13 marzo 2010

Mentiroso!

Dizes que estás bem, que estás okay, que não há problema. E eu acredito, Ingénua, egocêntrica, não sei, mas acredito.
E agora só me apetece encontrar-te pela rua dar-te um safanão, apertar-te o pescoço e insultar-te da melhor maneira que sei: “Mentiroso!”
E depois iria à televisão, aos programas da tarde, à entrevista com a Júlia Pinheiro. Iria ali, com a minha cara podre e os meus olhos verdes contar-lhes, a eles e a todo o mundo, que um amigo me mentiu e eu, claro, como poderia deixar de ser, apanhei-o numa esquina e pumbas. Espera!, que não me mal interpretem, pumbas de porrada, valente e poderoso enxerto.
- Vi-o na rua e não resisti. A raiva entrou em ebulição e dei-lhe num murro nas trombas, parti-lhe os dentes, e depois esganei-o até que ficasse roxo pela falta de ar.
Tudo isso porque ele me mentiu, repito vezes e vezes sem conta neste meu sonho-delírio.
Depois, claro está, além de ser estrela de tv, seria alvo de investigações policiais e gabinetes de ética. Seria capa de jornais. Foi ou não legitimo o enfardo que deu aquela jovem ao seu amigo mentiroso?
E as pessoas discutiriam o nosso drama nos cafés, nas páginas de sociedade, desse lixo virtual que é a blogosfera.
Até que um dia, numa entrevista em prime time eu desabafaria perante um jornalista desconcertado:
- É que se ele me tivesse dito a verdade, eu pelo menos poderia ter tentado ajudar…
O mundo se emocionaria perante tal sinceridade e eu sairia ilibada de todas as minhas penas.
Agora saltemos todos os passos e que venha o cara-a-cara.

07 marzo 2010

Vida saltimbanca

Mais um dia daqueles. Outro, outra vez, outro. E só ontem me passou pela cabeça que deveria começar a colecciona-los.
Que ideia genial.
Guardaria o adeus numa caixa azul com um grande laço de cetim. Já tenho acumulados tantos, muitos, demasiados. O "eu venho visitar-te" de choro engolido e de choro chorado. O "gosto muito de ti" de abraço apertado que estala os ossos. Aquele "eu ligo-te quando chegar" que leva um olhar e um beijo que jamais esqueceremos. O "até sempre" contado e recontado em noites de ronha debaixo da manta no sofá.
Ficaria rica de tantos "vou ter saudades" e, quando me entregassem um prémio em honra à minha invejável colecção, perguntar-me-iam:
- Como conseguiu chegar a esta quantidade de despedidas?
E então eu diria, orgulhosa:
- É o resultado de uma vida saltimbanca.
Pose. Flash. Troféu na estante.
Parece-me um prémio merecido.

01 marzo 2010

Mais-que-perfeito

Falhara a sintaxe, o verbo e o predicado. Colapsara o sistema das letras racionais. Conjugara os verbos na ultra perfeição de um indicativo do plural.
Buscáramos os beijos que tínhamos programado um dia na nossa agenda rasgada. Tínhamos encontrado o tempo composto. Mas não funcionara. Não fora suficiente e voltáramos ao singular. Fôramos só um, mas devagar, não corrêramos. Não fora preciso, porque já não houvera mais pausas para a publicidade. Agora fôramos só tu e eu num envelope selado no individual. Lágrimas engolidas com um romance de papel.

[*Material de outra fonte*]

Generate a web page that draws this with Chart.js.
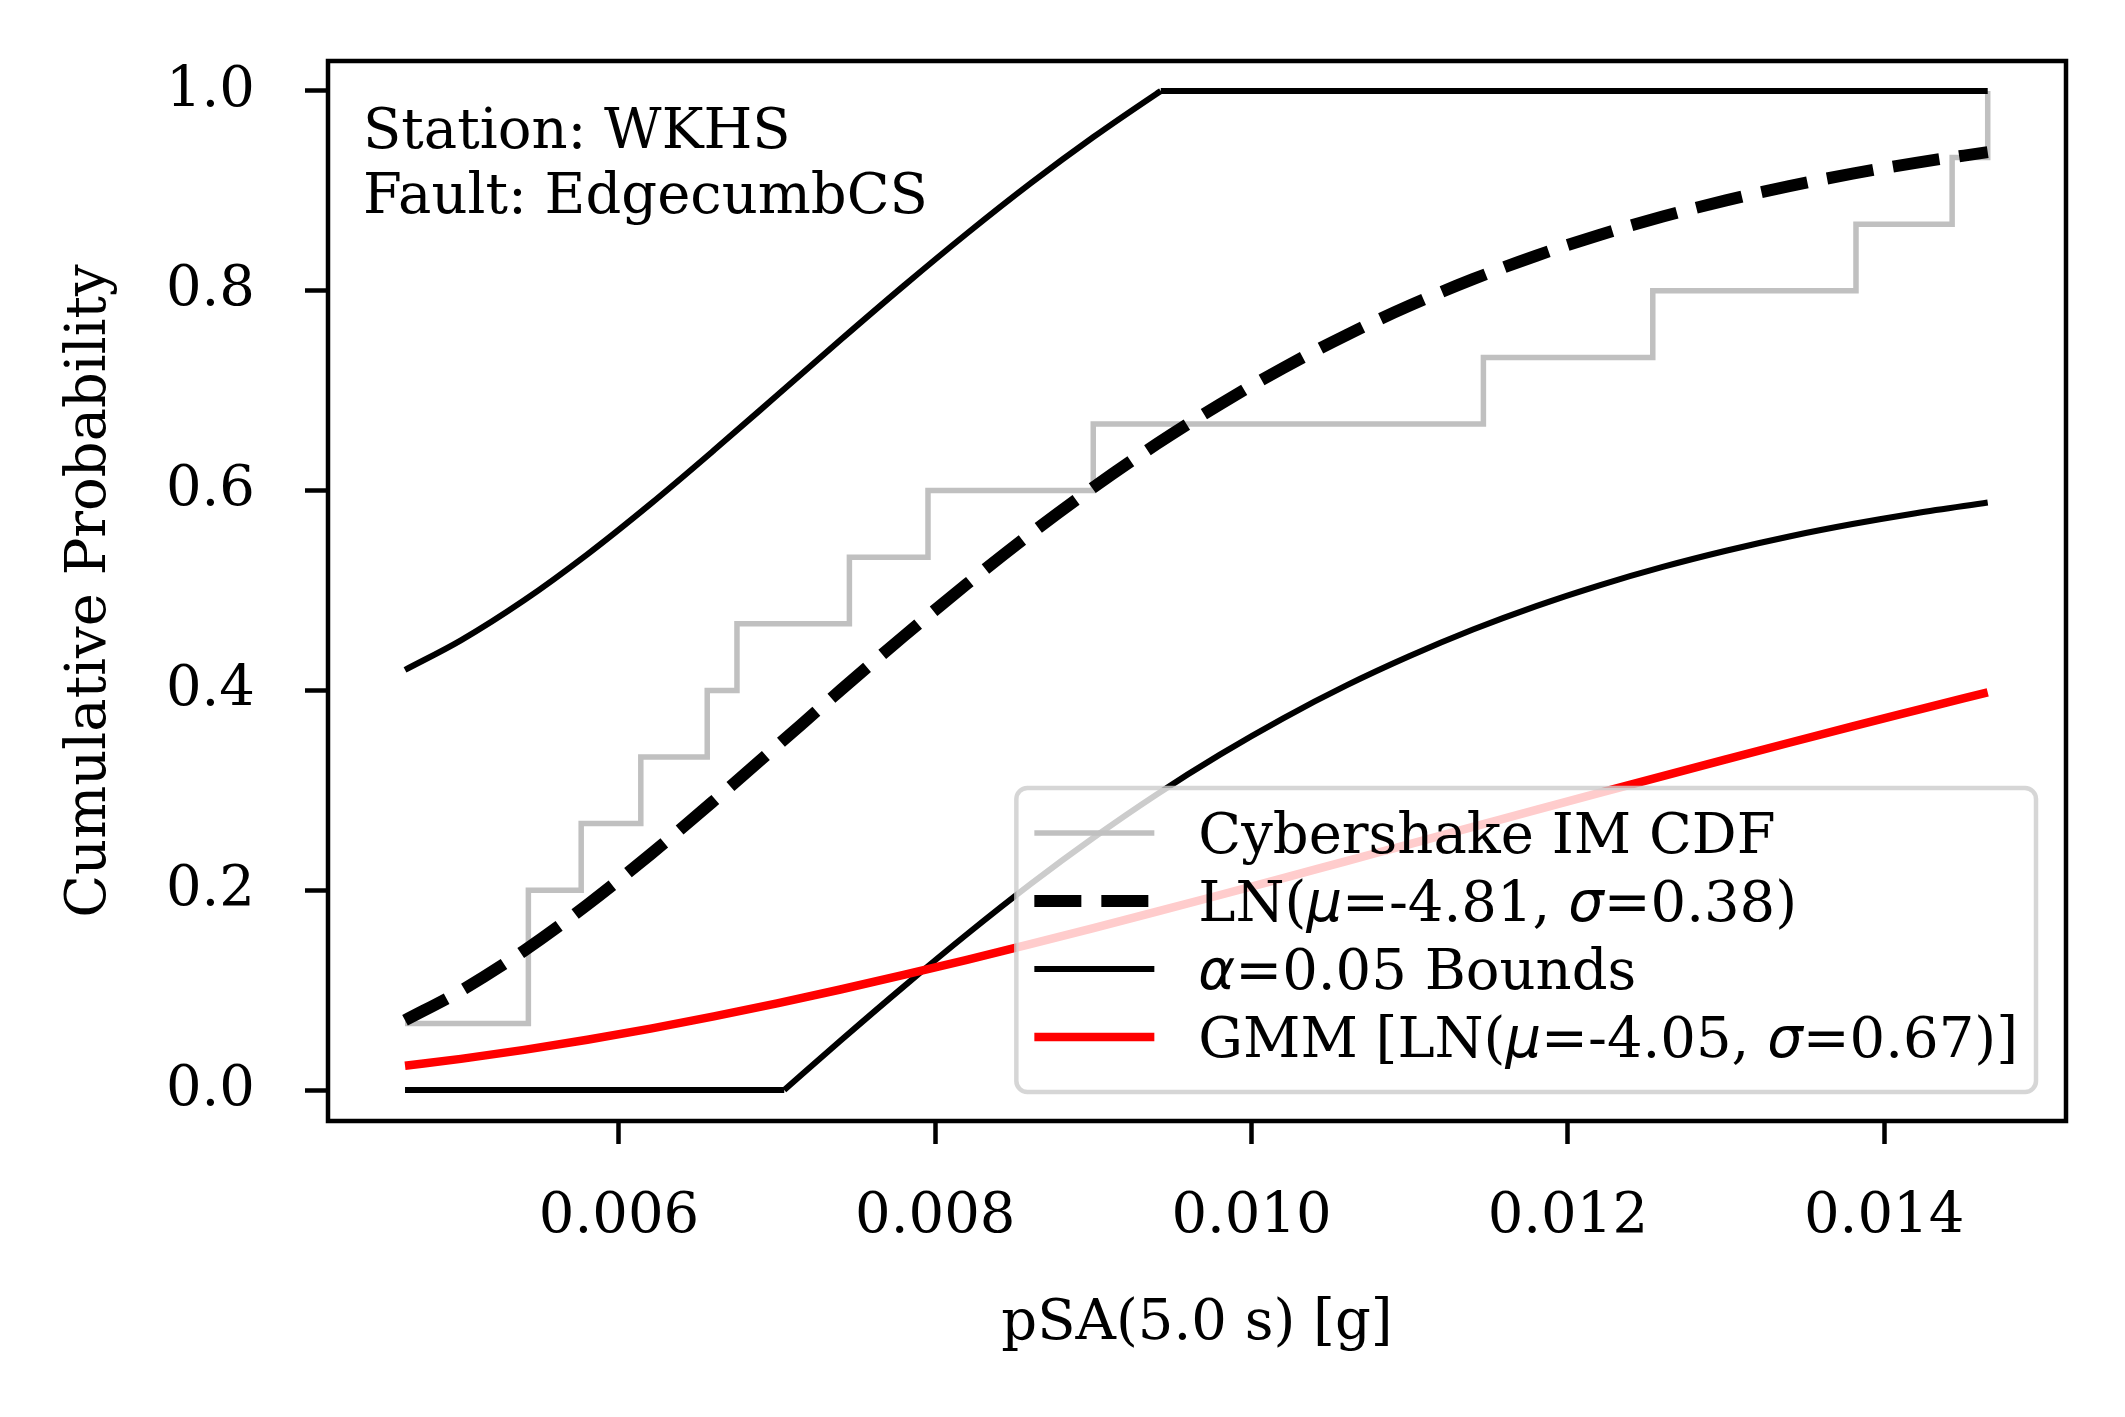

Desculpara-me se corro, mas nunca me ensinaram a andar. Desculpara-me se fugira ou se misturara flashes de passado com cocktails de álcool. Restos de futuro com chutos de ficção. Desculpara-me se inventara, se criara, se fizera-nos sonhar. Mas tivera a cabeça em blackout. Já não soubera conjugar outro tempo verbal.